The Netherlands needs more vending machines for returning deposit cans and bottles, but many businesses are refusing to place them, even for free, AD reports. For example, NS said that it wouldn’t install anymore for the time being, and petrol stations claim they are “too big.”

Stichting Verpact, the organization that handles the collection of deposit bottles and cans on behalf of businesses, must place 2,600 additional collection machines and 2,800 collection points where the deposit is paid out manually by 1 January 2027. For each return point it falls short, the Human Environment and Transport Inspectorate will fine it 25,000 euros per week.

Verpact is, therefore, doing everything in its power to place the machines. “We pay for and install the machine and arrange the processing of the returned deposit packaging,” chairman Hester Klein Lankhorst said, according to the newspaper. She appealed to companies, institutions, and organizations to cooperate.

However, according to AD, many organizations on the list for installing return machines have no intention of doing so. NS, for example, only has machines at five stations and does not plan to expand that number in the foreseeable future. “We now have sixteen machines in Amsterdam, Eindhoven, The Hague, Rotterdam, and Utrecht in total,” says a spokesperson. "We first want to learn how the collection is going there before we place machines at more stations." According to the spokesperson, train passengers still have to get used to returning bottles and cans in this way.

Verpact is also hopeful of the thousands of petrol stations in the country for return points, but they, too, are reluctant. “Petrol stations along national roads are legally required to return deposits,” Maarten van Gaans-Gijbels of the trade association Vemobin told AD. “They all comply with this, but it is often done manually.

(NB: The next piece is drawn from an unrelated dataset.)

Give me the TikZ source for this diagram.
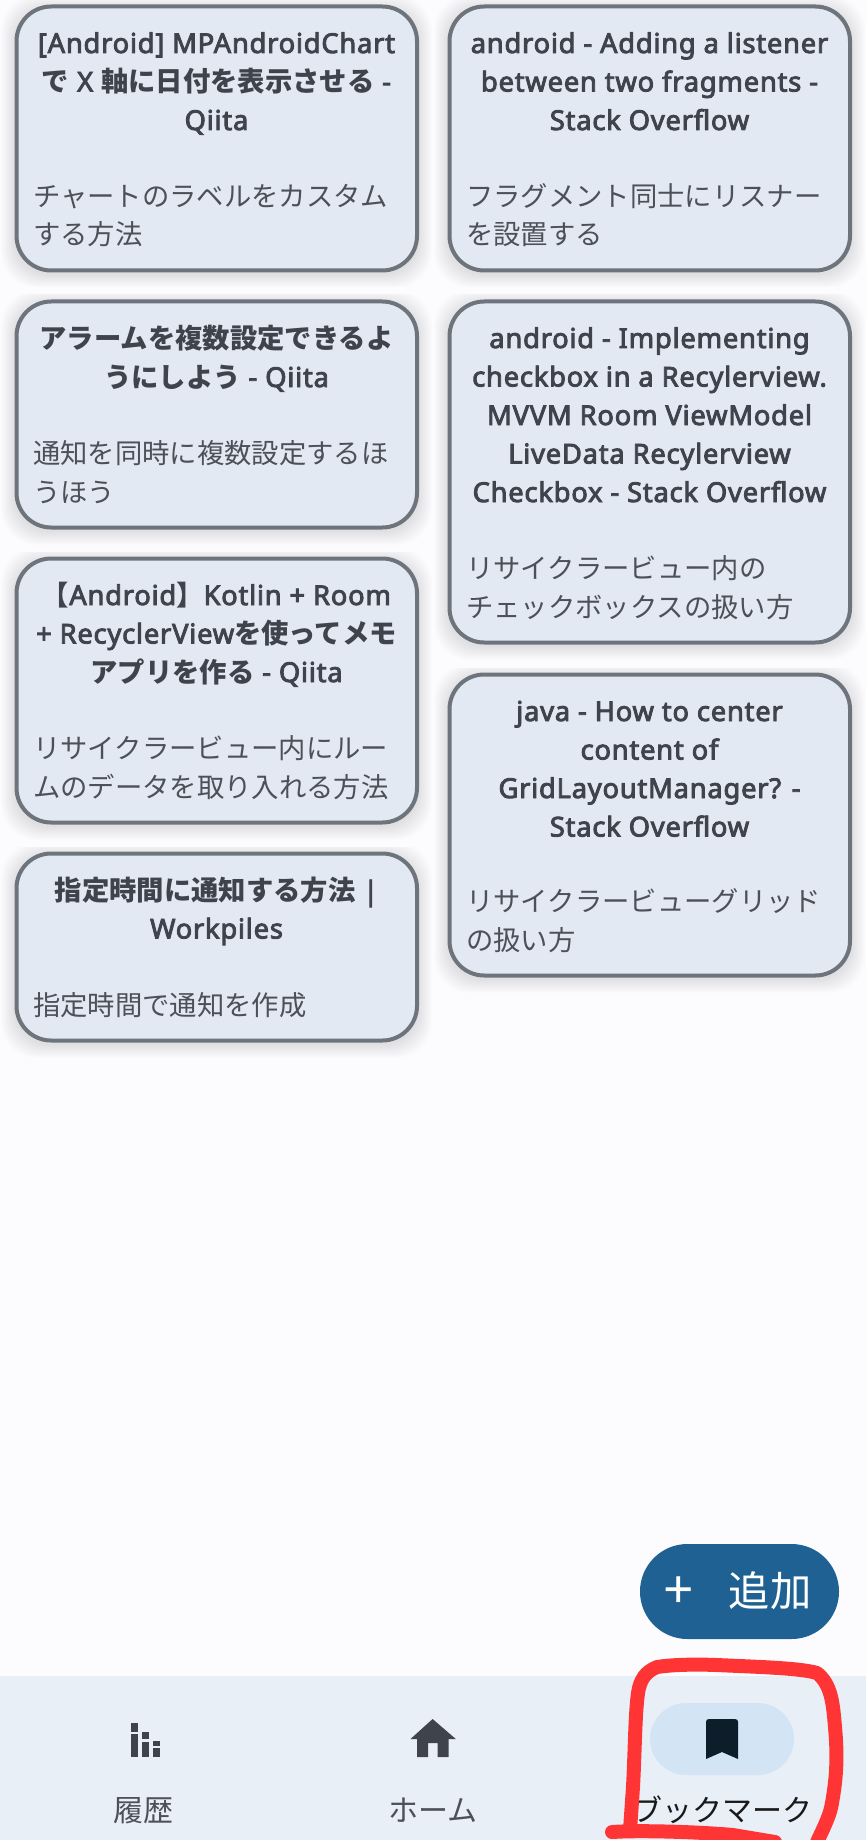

A machine is too expensive and too big for many members.” The fact that Verpact is now paying for the machine does not solve the “lack of space,” he said. “Our members are waiting for the machines to be further developed so that they become smaller and fit in the shop.”

Amusement parks are installing machines “where possible,” Karin Kuiper of the Club van Elf, which covers the major attractions, told the newspaper. “I guess that more than half of the major attractions now have one, but it is not possible everywhere.”